THE INPUT -

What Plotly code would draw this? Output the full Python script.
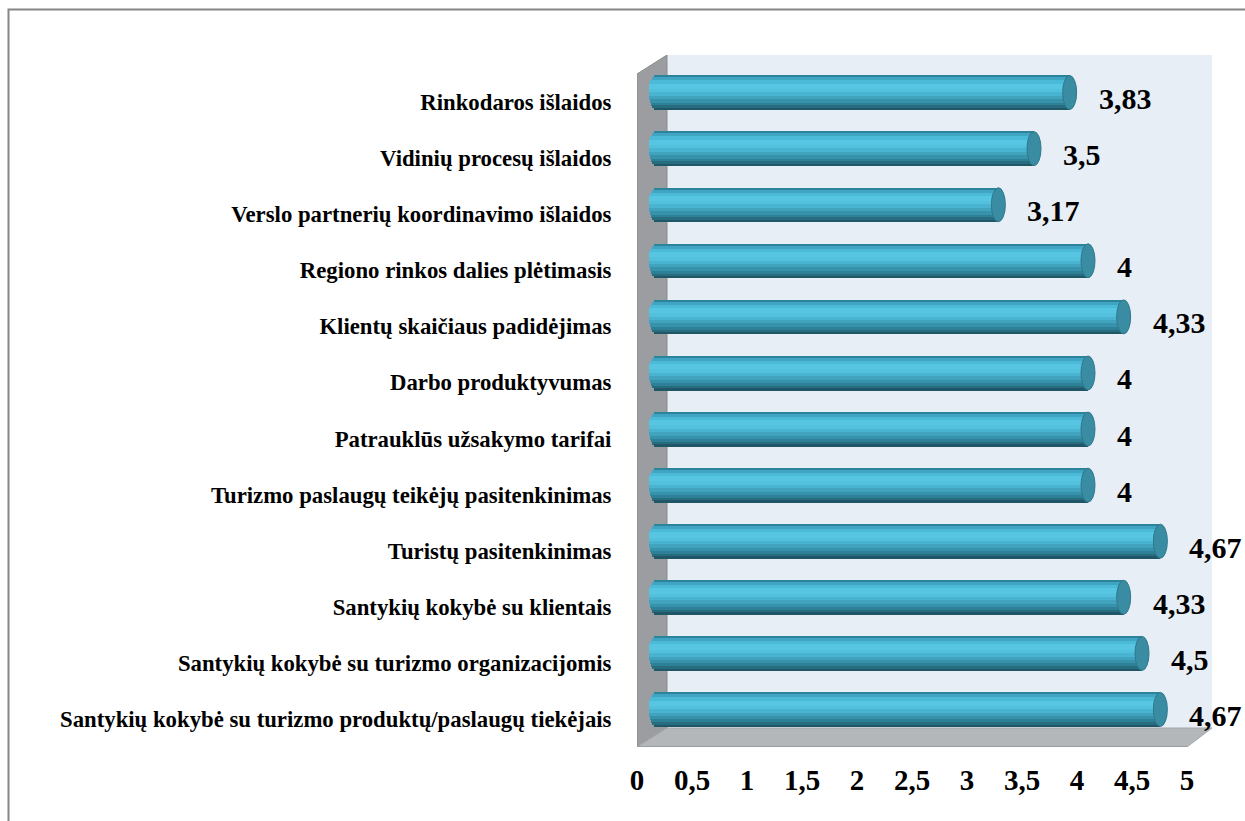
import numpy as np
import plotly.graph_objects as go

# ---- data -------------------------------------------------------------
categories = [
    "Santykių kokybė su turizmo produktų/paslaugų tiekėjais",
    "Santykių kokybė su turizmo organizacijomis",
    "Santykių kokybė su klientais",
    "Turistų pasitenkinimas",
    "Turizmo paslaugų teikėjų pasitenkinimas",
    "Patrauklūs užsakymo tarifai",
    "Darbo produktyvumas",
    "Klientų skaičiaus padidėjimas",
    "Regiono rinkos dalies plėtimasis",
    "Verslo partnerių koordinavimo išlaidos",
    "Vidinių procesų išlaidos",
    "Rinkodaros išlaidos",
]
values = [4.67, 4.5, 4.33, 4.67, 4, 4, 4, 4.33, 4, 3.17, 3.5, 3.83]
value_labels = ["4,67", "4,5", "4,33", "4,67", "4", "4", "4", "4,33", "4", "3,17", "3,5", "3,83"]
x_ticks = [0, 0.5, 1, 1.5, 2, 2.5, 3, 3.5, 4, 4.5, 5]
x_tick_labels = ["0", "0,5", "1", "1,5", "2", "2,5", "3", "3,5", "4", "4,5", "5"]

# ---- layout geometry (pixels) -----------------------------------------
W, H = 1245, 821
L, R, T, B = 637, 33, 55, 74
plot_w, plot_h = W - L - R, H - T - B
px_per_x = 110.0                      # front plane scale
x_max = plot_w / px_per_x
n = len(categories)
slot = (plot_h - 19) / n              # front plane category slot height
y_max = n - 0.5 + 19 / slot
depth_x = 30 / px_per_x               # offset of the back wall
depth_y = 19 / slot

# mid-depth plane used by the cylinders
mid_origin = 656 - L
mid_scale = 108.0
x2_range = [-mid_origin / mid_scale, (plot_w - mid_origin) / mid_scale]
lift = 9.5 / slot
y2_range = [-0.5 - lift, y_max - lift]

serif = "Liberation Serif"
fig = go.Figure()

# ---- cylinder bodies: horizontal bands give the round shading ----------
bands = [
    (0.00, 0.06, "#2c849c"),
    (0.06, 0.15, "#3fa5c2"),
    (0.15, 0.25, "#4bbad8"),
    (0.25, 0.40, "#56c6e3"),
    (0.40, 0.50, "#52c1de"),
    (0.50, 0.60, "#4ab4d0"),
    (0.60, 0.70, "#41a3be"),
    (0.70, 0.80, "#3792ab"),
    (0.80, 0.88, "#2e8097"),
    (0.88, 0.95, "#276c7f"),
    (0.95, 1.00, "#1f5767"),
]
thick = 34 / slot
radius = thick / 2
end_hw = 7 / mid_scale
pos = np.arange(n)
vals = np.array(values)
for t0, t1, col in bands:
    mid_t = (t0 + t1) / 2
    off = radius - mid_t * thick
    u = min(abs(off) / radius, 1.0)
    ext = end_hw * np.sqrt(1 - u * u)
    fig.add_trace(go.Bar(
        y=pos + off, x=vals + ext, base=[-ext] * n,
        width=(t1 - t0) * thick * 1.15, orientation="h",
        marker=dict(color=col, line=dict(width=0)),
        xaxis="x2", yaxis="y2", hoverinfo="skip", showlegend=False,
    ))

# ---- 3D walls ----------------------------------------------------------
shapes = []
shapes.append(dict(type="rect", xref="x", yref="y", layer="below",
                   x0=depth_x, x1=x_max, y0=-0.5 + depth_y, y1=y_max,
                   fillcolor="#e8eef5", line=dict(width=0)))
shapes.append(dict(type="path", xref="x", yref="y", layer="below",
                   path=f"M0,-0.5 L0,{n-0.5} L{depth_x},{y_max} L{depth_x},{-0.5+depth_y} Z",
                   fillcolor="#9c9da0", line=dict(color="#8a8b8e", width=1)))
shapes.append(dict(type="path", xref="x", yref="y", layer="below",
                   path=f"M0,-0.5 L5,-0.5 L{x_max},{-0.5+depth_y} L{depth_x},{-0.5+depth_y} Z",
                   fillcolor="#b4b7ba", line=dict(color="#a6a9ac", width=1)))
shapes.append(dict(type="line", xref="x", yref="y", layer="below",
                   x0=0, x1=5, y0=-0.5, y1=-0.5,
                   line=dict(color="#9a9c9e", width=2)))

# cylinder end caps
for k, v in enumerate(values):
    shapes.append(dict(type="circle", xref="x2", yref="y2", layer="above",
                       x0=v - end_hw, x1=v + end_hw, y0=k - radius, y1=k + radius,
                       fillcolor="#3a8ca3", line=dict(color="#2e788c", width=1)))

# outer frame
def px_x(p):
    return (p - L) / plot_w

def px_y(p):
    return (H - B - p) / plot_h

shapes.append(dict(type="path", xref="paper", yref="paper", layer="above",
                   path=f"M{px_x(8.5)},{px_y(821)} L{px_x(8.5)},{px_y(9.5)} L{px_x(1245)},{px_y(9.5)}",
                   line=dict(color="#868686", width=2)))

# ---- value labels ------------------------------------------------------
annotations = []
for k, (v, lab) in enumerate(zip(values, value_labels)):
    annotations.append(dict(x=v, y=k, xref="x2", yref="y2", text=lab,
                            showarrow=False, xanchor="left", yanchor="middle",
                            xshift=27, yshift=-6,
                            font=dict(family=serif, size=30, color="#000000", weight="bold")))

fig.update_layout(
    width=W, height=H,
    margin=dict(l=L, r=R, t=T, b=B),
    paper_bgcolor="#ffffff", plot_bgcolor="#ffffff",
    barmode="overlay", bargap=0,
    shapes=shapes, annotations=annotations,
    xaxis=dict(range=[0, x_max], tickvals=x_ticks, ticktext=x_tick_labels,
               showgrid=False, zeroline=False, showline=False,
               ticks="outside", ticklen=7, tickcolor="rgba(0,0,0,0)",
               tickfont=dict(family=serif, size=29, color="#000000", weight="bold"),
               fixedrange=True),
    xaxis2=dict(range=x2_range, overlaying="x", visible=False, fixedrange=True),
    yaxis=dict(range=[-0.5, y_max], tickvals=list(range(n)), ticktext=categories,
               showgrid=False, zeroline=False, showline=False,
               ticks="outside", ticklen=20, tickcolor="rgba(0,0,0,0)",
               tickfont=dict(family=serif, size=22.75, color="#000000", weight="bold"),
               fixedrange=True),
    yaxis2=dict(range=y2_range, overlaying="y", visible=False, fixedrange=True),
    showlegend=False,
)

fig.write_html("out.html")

---

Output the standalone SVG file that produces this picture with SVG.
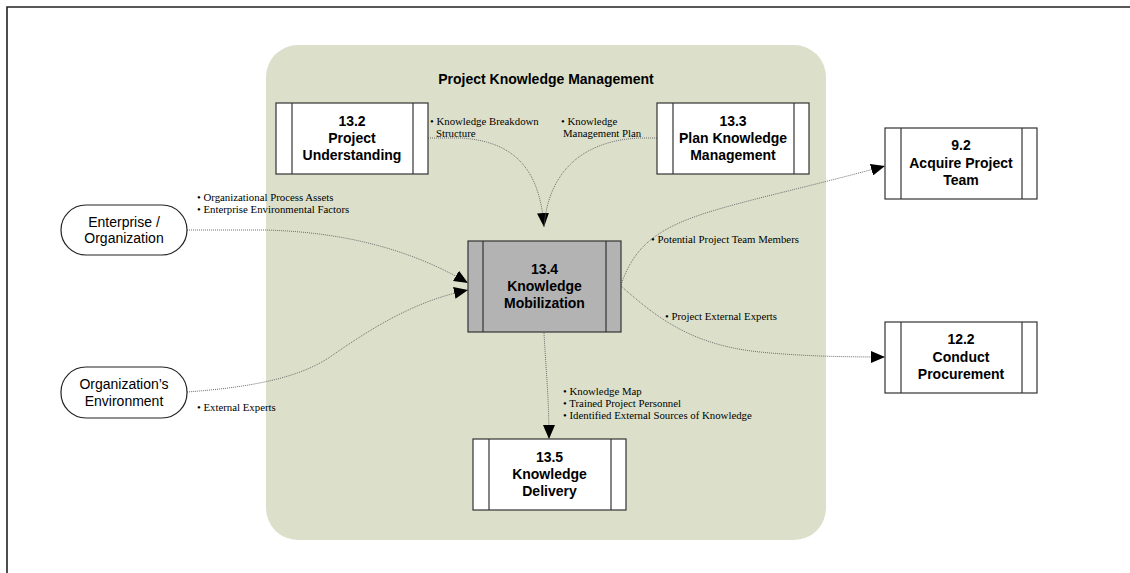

OBJECTIVE - Every line that holds the string "Output" should be returned.

THE ANSWER -
What Plotly code would draw this? Output the full Python script.
Output the standalone SVG file that produces this picture with SVG.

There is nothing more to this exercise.